Comme la Biennale célèbre cette année Manoury – un compositeur contemporain étant honoré à chaque session –, il était naturel de faire appel une nouvelle fois au Quatuor Arditti, créateur de ses Premier et Troisième Quatuors. C’est d’ailleurs par le Premier Quatuor (2010) que le concert débute. Cette première œuvre, d’une quinzaine de minutes, est à coup sûr un coup de maître. Les thèmes apparaissent puis disparaissent dans un fouillis apparent et d’une réelle complexité mais qui se simplifie au fur et à mesure de l’écoute. Les pizzicatos confiés au premier violon et à l’alto animent l’œuvre et fonctionnent un peu comme des métronomes aux rythmes différents. On les retrouve à la fin, cette fois confiés d’abord aux deux violons puis à tous les instruments, dans une phase d’une superbe intensité où les archets se lancent sur les cordes comme dans une véritable course, assez hypnotisante. Les Arditti surmontent évidemment toutes les difficultés de la partition. On ne peut que louer leur engagement et on admire notamment leur parfaite coordination. Mais l’exécution pâtît, comme trop souvent chez eux, au moins au concert, d’un manque de fini regrettable.

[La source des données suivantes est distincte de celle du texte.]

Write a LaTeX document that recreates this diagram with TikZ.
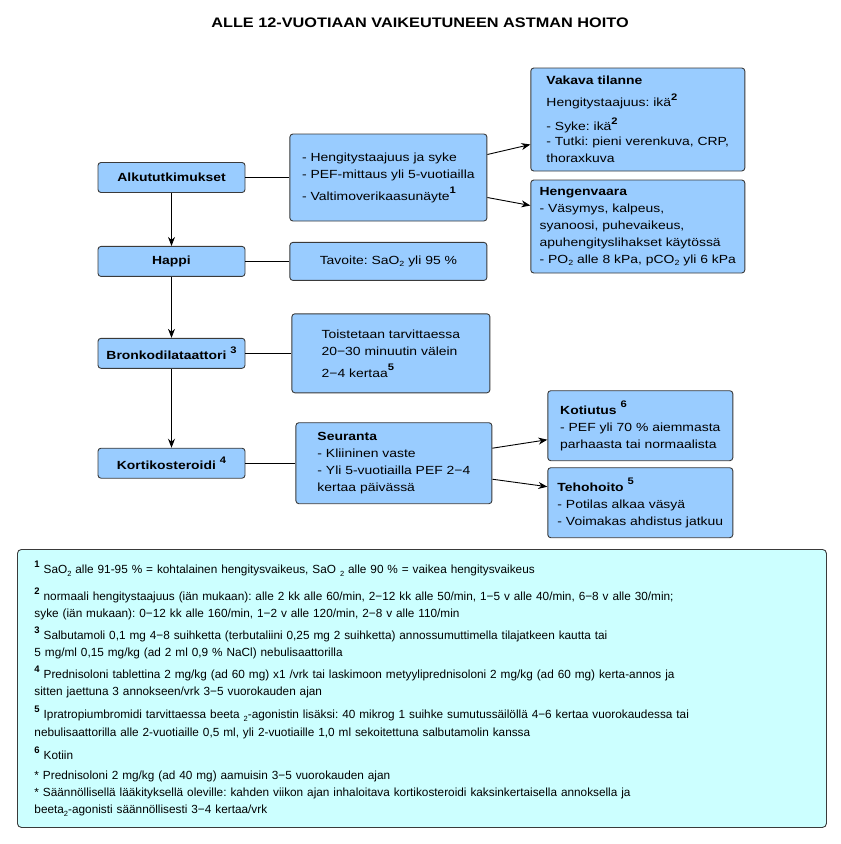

C’est encore plus vrai pour le Troisième Quatuor (2012), presque trois fois plus long que le Premier et inspiré de la célèbre gravure (1517) d’Albrecht Dürer tout en étant dédié au compositeur portugais Emmanuel Nunes (1941-2012). Le début laisse une impression fâcheuse : on a encore affaire à des portes qui couinent. Elles couineront moins à la fin quand, après une course de vitesse vers l’abîme et des passages à l’unisson, on retrouvera le calme initial. Les choses s’améliorent au fur et à mesure mais trop peu pour laisser un bon souvenir. Il faut sans doute convenir que l’œuvre est redoutablement complexe, sans qu’il soit besoin d’évoquer ses références numérologiques qui passionnent peut-être les musicologues mais qui demeurent aussi peu intelligibles pour l’auditeur que celles de Berg. On y retrouve non seulement les pizzicatos qui avaient animé le Premier Quatuor mais les musiciens doivent aussi frapper une des batteries de trois crotales qui sont confiées à chacun, avec des maillets, quand ils peuvent, ou avec le bouton de leur archet, sonorités faisant vaguement penser au Mantra de Stockhausen, l’humour en moins. Beaucoup leur est demandé mais le manque de soin pose quand même problème.


Le Quatuor Arditti est un cas. Fondé en 1974, il a à son actif la création de plusieurs centaines de quatuors à cordes. C’est impressionnant. Son sérieux, son engagement en faveur de la musique contemporaine comme son étroit travail aux côtés des compositeurs méritent évidemment d’être salués. Il joue un rôle majeur, essentiel même, dans le renouvellement de l’écriture pour quatuor, forme musicale créée au dix-huitième siècle et qui perdure en grande partie grâce aux Arditti. Ceux-ci sont ainsi systématiquement invités à la Biennale, peut-être au détriment d’autres ensembles. Mais son quasi-monopole alimenté par le fait qu’il crée tout, ou presque, et que les compositeurs de leur côté sont évidemment trop heureux de trouver preneurs de leur création laissent interrogatif. Il n’est pas sûr que les œuvres interprétées soient ainsi les mieux servies.


C’est non seulement le cas pour ce Troisième Quatuor mais aussi sans doute pour le quatuor Spatiphyllum’s Supreme Silence (2021) de la jeune compositrice franco-espagnole Clara Olivares (née en 1993) créé ce soir même si l’œuvre, aux développements organiques, animée par de lents glissandos, les instruments se passant le relais, n’a pas la puissance inventive des pièces de Manoury, tout en étant très prometteuse.